» **SOURCE MATERIAL**:
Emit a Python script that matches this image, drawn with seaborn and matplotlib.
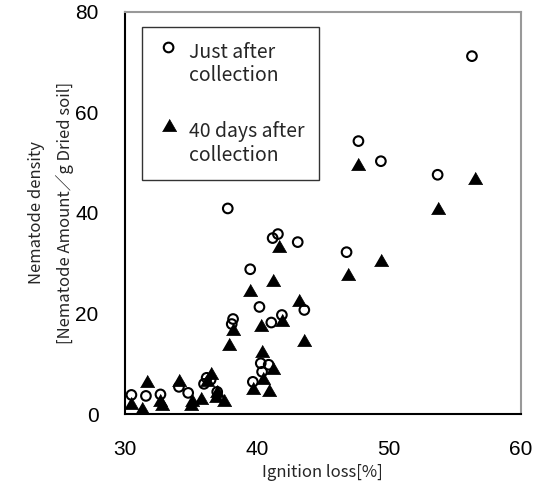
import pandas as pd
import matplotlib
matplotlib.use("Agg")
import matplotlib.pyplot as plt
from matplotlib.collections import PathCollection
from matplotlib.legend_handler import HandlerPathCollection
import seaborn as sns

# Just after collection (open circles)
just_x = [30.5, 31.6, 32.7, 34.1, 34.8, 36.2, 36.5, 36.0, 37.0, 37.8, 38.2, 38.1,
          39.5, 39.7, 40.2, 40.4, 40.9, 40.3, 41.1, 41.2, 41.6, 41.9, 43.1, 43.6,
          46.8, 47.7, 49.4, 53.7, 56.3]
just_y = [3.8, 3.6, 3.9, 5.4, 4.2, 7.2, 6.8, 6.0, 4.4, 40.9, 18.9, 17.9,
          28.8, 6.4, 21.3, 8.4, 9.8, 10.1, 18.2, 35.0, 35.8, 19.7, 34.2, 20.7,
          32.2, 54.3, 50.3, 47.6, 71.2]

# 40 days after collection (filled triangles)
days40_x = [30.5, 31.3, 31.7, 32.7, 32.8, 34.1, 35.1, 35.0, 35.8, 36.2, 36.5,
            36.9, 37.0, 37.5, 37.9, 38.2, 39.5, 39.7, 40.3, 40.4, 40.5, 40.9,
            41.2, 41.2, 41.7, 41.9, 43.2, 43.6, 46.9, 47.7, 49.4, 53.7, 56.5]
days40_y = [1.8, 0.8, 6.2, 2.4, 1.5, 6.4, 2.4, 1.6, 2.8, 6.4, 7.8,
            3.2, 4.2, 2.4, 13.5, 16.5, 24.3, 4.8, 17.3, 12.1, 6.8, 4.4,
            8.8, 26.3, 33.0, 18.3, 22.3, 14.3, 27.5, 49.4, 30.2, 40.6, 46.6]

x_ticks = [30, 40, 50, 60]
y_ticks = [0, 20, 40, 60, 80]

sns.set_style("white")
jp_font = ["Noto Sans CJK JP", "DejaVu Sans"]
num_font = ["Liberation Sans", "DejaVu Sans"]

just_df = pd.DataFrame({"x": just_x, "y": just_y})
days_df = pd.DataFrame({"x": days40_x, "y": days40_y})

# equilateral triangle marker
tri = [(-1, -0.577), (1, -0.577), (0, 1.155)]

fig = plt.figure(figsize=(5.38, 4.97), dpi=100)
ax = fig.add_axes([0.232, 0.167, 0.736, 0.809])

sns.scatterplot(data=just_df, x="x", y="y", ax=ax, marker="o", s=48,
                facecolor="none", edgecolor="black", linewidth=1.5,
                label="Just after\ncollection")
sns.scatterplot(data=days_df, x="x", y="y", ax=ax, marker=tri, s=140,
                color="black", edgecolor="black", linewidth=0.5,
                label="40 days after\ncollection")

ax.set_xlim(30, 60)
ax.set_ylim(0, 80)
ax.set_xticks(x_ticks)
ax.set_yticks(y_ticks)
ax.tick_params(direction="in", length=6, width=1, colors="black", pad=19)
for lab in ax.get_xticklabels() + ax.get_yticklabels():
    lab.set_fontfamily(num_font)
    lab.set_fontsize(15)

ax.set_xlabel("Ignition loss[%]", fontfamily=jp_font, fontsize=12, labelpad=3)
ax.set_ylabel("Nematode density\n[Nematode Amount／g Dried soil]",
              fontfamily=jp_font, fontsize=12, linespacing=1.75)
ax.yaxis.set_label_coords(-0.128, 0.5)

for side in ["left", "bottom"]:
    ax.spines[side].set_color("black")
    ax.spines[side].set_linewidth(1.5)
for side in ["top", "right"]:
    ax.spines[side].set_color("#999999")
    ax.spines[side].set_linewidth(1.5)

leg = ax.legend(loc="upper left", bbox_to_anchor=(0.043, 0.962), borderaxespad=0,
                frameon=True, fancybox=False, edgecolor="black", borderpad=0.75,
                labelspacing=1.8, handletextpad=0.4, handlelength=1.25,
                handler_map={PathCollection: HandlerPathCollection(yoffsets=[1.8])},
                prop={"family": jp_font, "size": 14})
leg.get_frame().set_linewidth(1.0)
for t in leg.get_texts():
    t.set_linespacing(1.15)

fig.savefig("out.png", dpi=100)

» **AIM OF THE EXERCISE**: Output exactly the span of lines from the top of the listing through the line holding "8.8, 26.3, 33.0, 18.3, 22.3, 14.3, 27.5, 49.4, 30.2, 40.6, 46.6]", and leave every picture out.

» **RESULT OF THE EXERCISE**:
Emit a Python script that matches this image, drawn with seaborn and matplotlib.
import pandas as pd
import matplotlib
matplotlib.use("Agg")
import matplotlib.pyplot as plt
from matplotlib.collections import PathCollection
from matplotlib.legend_handler import HandlerPathCollection
import seaborn as sns

# Just after collection (open circles)
just_x = [30.5, 31.6, 32.7, 34.1, 34.8, 36.2, 36.5, 36.0, 37.0, 37.8, 38.2, 38.1,
          39.5, 39.7, 40.2, 40.4, 40.9, 40.3, 41.1, 41.2, 41.6, 41.9, 43.1, 43.6,
          46.8, 47.7, 49.4, 53.7, 56.3]
just_y = [3.8, 3.6, 3.9, 5.4, 4.2, 7.2, 6.8, 6.0, 4.4, 40.9, 18.9, 17.9,
          28.8, 6.4, 21.3, 8.4, 9.8, 10.1, 18.2, 35.0, 35.8, 19.7, 34.2, 20.7,
          32.2, 54.3, 50.3, 47.6, 71.2]

# 40 days after collection (filled triangles)
days40_x = [30.5, 31.3, 31.7, 32.7, 32.8, 34.1, 35.1, 35.0, 35.8, 36.2, 36.5,
            36.9, 37.0, 37.5, 37.9, 38.2, 39.5, 39.7, 40.3, 40.4, 40.5, 40.9,
            41.2, 41.2, 41.7, 41.9, 43.2, 43.6, 46.9, 47.7, 49.4, 53.7, 56.5]
days40_y = [1.8, 0.8, 6.2, 2.4, 1.5, 6.4, 2.4, 1.6, 2.8, 6.4, 7.8,
            3.2, 4.2, 2.4, 13.5, 16.5, 24.3, 4.8, 17.3, 12.1, 6.8, 4.4,
            8.8, 26.3, 33.0, 18.3, 22.3, 14.3, 27.5, 49.4, 30.2, 40.6, 46.6]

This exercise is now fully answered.